(SHORT TASK)
With pictures left out, retype the lines from the start of the records through the one that contains "const months = [11, 18, 36];".

(RECORDS)

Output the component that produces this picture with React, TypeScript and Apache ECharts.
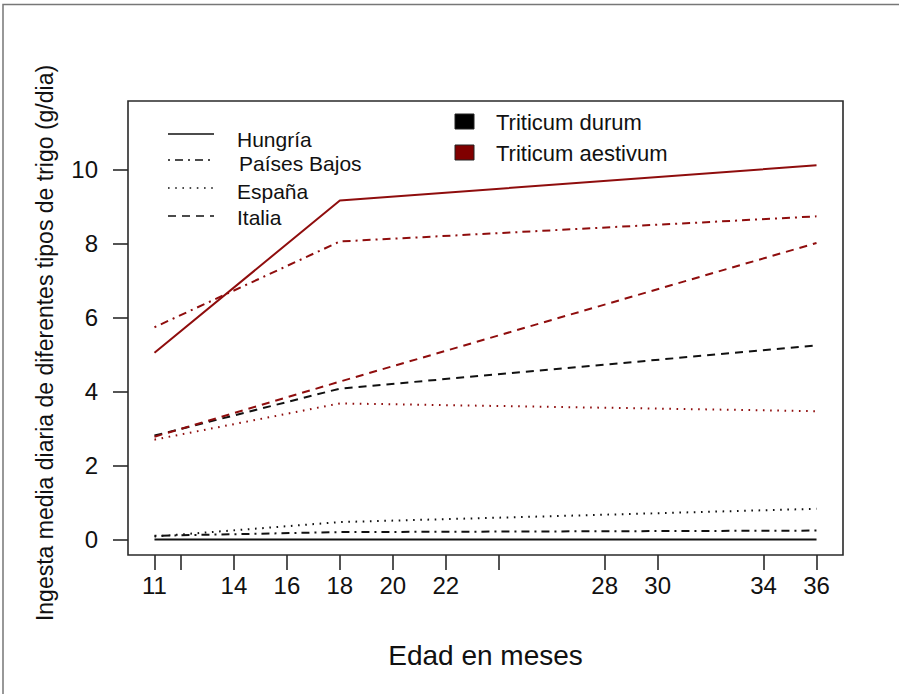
import React, { useEffect, useRef } from "react";
import * as echarts from "echarts";

// Edad (meses) at which intake was estimated
const months = [11, 18, 36];

// Mean daily intake (g/día) per country and wheat type
const hungriaDurum = [0, 0, 0];
const hungriaAestivum = [5.05, 9.17, 10.12];
const paisesBajosDurum = [0.1, 0.2, 0.24];
const paisesBajosAestivum = [5.74, 8.06, 8.74];
const espanaDurum = [0.08, 0.47, 0.83];
const espanaAestivum = [2.7, 3.68, 3.47];
const italiaDurum = [2.81, 4.08, 5.25];
const italiaAestivum = [2.78, 4.27, 8.02];

const countries = ["Hungría", "Países Bajos", "España", "Italia"];
const wheatTypes = ["Triticum durum", "Triticum aestivum"];

const xTicks = [11, 12, 14, 16, 18, 20, 22, 24, 28, 30, 34, 36];
const xTickLabels = [11, 14, 16, 18, 20, 22, 28, 30, 34, 36];
const yTicks = [0, 2, 4, 6, 8, 10];

const FONT = "'Liberation Sans', Arial, Helvetica, sans-serif";
const DURUM = "#111111";
const AESTIVUM = "#8f0d0d";

const dashStyles: Record<string, "solid" | number[]> = {
  "Hungría": "solid",
  "Países Bajos": [2, 5, 8, 5],
  "España": [1.6, 5.6],
  "Italia": [8, 6],
};

const pairs = (ys: number[]) => months.map((m, i) => [m, ys[i]]);

export default function App() {
  const ref = useRef<HTMLDivElement>(null);

  useEffect(() => {
    document.body.style.margin = "0";
    if (!ref.current) return;
    const chart = echarts.init(ref.current, undefined, { renderer: "svg" });

    const seriesData: [string, string, number[]][] = [
      ["Hungría", wheatTypes[0], hungriaDurum],
      ["Países Bajos", wheatTypes[0], paisesBajosDurum],
      ["España", wheatTypes[0], espanaDurum],
      ["Italia", wheatTypes[0], italiaDurum],
      ["Hungría", wheatTypes[1], hungriaAestivum],
      ["Países Bajos", wheatTypes[1], paisesBajosAestivum],
      ["España", wheatTypes[1], espanaAestivum],
      ["Italia", wheatTypes[1], italiaAestivum],
    ];

    const series = seriesData.map(([country, wheat, ys]) => ({
      type: "line" as const,
      name: `${country} – ${wheat}`,
      data: pairs(ys),
      showSymbol: false,
      symbol: "none",
      silent: true,
      lineStyle: {
        color: wheat === wheatTypes[0] ? DURUM : AESTIVUM,
        width: 2,
        type: dashStyles[country] as any,
        cap: "butt" as const,
      },
    }));

    // Line-type key (countries)
    const lineKeyY = [134, 160, 188, 216];
    const lineKey: any[] = [];
    countries.forEach((c, i) => {
      lineKey.push({
        type: "line",
        shape: { x1: 168, y1: lineKeyY[i], x2: 214, y2: lineKeyY[i] },
        style: {
          stroke: "#111",
          lineWidth: 1.6,
          lineDash: dashStyles[c] === "solid" ? null : dashStyles[c],
        },
      });
      lineKey.push({
        type: "text",
        x: c === "Países Bajos" ? 239 : 237,
        y: [139, 163, 191, 217][i],
        style: {
          text: c,
          fill: "#111",
          font: `21px ${FONT}`,
          align: "left",
          verticalAlign: "middle",
        },
      });
    });

    // Colour key (wheat types)
    const colorKey: any[] = [];
    wheatTypes.forEach((w, i) => {
      const y = [114, 145][i];
      colorKey.push({
        type: "rect",
        shape: { x: 455, y, width: 19, height: 15 },
        style: { fill: i === 0 ? "#000" : "#800000", stroke: "#222", lineWidth: 1 },
      });
      colorKey.push({
        type: "text",
        x: 496,
        y: y + 8,
        style: {
          text: w,
          fill: "#111",
          font: `22px ${FONT}`,
          align: "left",
          verticalAlign: "middle",
        },
      });
    });

    chart.setOption({
      animation: false,
      backgroundColor: "#ffffff",
      grid: {
        left: 128,
        right: 56,
        top: 101,
        bottom: 139,
        show: true,
        borderColor: "#2a2a2a",
        borderWidth: 1.6,
        backgroundColor: "transparent",
      },
      xAxis: {
        type: "value",
        min: 10,
        max: 37,
        name: "Edad en meses",
        nameLocation: "middle",
        nameGap: 86,
        nameTextStyle: { fontFamily: FONT, fontSize: 28, color: "#111" },
        axisLine: { show: false, onZero: false },
        splitLine: { show: false },
        axisTick: {
          show: true,
          length: 15,
          customValues: xTicks,
          lineStyle: { color: "#2a2a2a", width: 1.6 },
        },
        axisLabel: {
          customValues: xTickLabels,
          margin: 18,
          fontFamily: FONT,
          fontSize: 24,
          color: "#111",
        },
      },
      yAxis: {
        type: "value",
        min: -0.42,
        max: 11.86,
        axisLine: { show: false, onZero: false },
        splitLine: { show: false },
        axisTick: {
          show: true,
          length: 15,
          customValues: yTicks,
          lineStyle: { color: "#2a2a2a", width: 1.6 },
        },
        axisLabel: {
          customValues: yTicks,
          margin: 30,
          fontFamily: FONT,
          fontSize: 24,
          color: "#111",
        },
      },
      series,
      graphic: [
        // outer frame
        {
          type: "polyline",
          shape: { points: [[3, 700], [3, 4.5], [899, 4.5]] },
          style: { stroke: "#777", lineWidth: 1.5, fill: null },
          silent: true,
        },
        {
          type: "text",
          x: 45,
          y: 343,
          rotation: Math.PI / 2,
          style: {
            text: "Ingesta media diaria de diferentes tipos de trigo (g/dia)",
            fill: "#111",
            font: `23px ${FONT}`,
            align: "center",
            verticalAlign: "middle",
          },
        },
        ...lineKey,
        ...colorKey,
      ],
    });

    return () => chart.dispose();
  }, []);

  return <div ref={ref} style={{ width: 899, height: 694 }} />;
}
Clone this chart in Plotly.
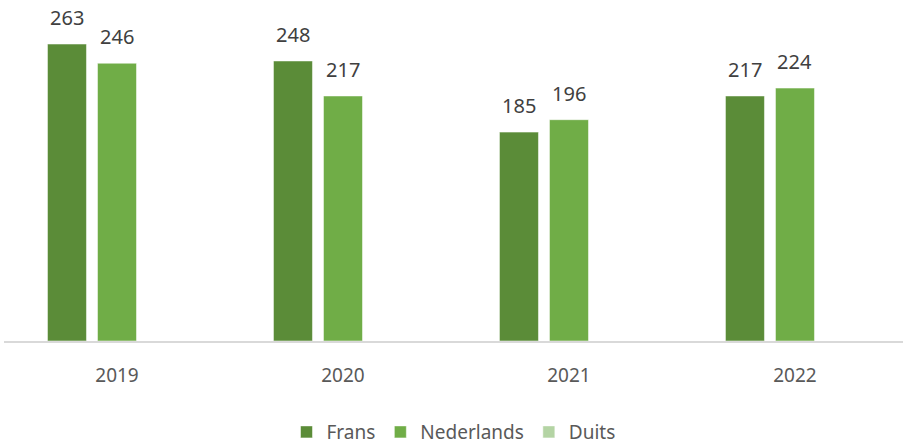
import plotly.graph_objects as go

years = ["2019", "2020", "2021", "2022"]
frans = [263, 248, 185, 217]
nederlands = [246, 217, 196, 224]
duits = [None, None, None, None]

series = [
    ("Frans", frans, "#5B8C38"),
    ("Nederlands", nederlands, "#70AD47"),
    ("Duits", duits, "#B4D4A4"),
]

FONT = "Noto Sans"
fig = go.Figure()
slot = 50  # pixel offset between bars within a group
for i, (name, vals, col) in enumerate(series):
    fig.add_trace(go.Bar(
        name=name, x=years, y=vals,
        marker=dict(color=col, line=dict(color="rgba(255,255,255,0.5)", width=1)),
    ))
    for j, v in enumerate(vals):
        if v is None:
            continue
        fig.add_annotation(
            x=j, y=v, text=str(v), showarrow=False,
            xref="x", yref="y", yanchor="bottom",
            xshift=(i - 1) * slot, yshift=11,
            font=dict(family=FONT, size=20, color="#404040"),
        )

fig.update_layout(
    width=903, height=445,
    margin=dict(l=4, r=0, t=0, b=104, autoexpand=False),
    paper_bgcolor="white", plot_bgcolor="white",
    barmode="group", bargap=0.336, bargroupgap=0.22,
    showlegend=True,
    legend=dict(orientation="h", x=0.5, xanchor="center", y=-0.267, yanchor="middle",
                font=dict(family=FONT, size=19, color="#595959"),
                itemwidth=30, traceorder="normal"),
    xaxis=dict(type="category", range=[-0.5, 3.478], showline=True, linecolor="#D9D9D9",
               linewidth=1.5, showgrid=False, zeroline=False, ticks="outside", ticklen=0,
               ticklabelstandoff=16,
               tickfont=dict(family=FONT, size=19, color="#595959")),
    yaxis=dict(range=[0, 302], visible=False, showgrid=False, zeroline=False),
)

fig.write_html("out.html", config={"displayModeBar": False},
               post_script="document.body.style.margin='0';document.body.style.overflow='hidden';")
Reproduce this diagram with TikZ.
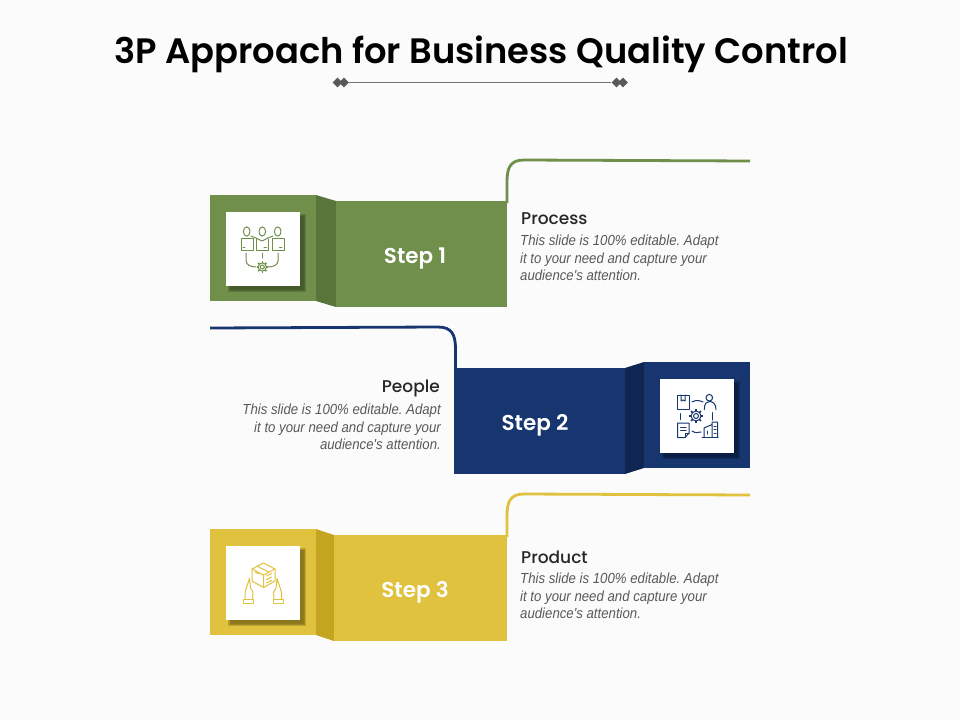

(FULL ANSWER)
Output the component that produces this picture with React, TypeScript and Apache ECharts.
import React, { useEffect, useRef } from "react";
import * as echarts from "echarts";

// Edad (meses) at which intake was estimated
const months = [11, 18, 36];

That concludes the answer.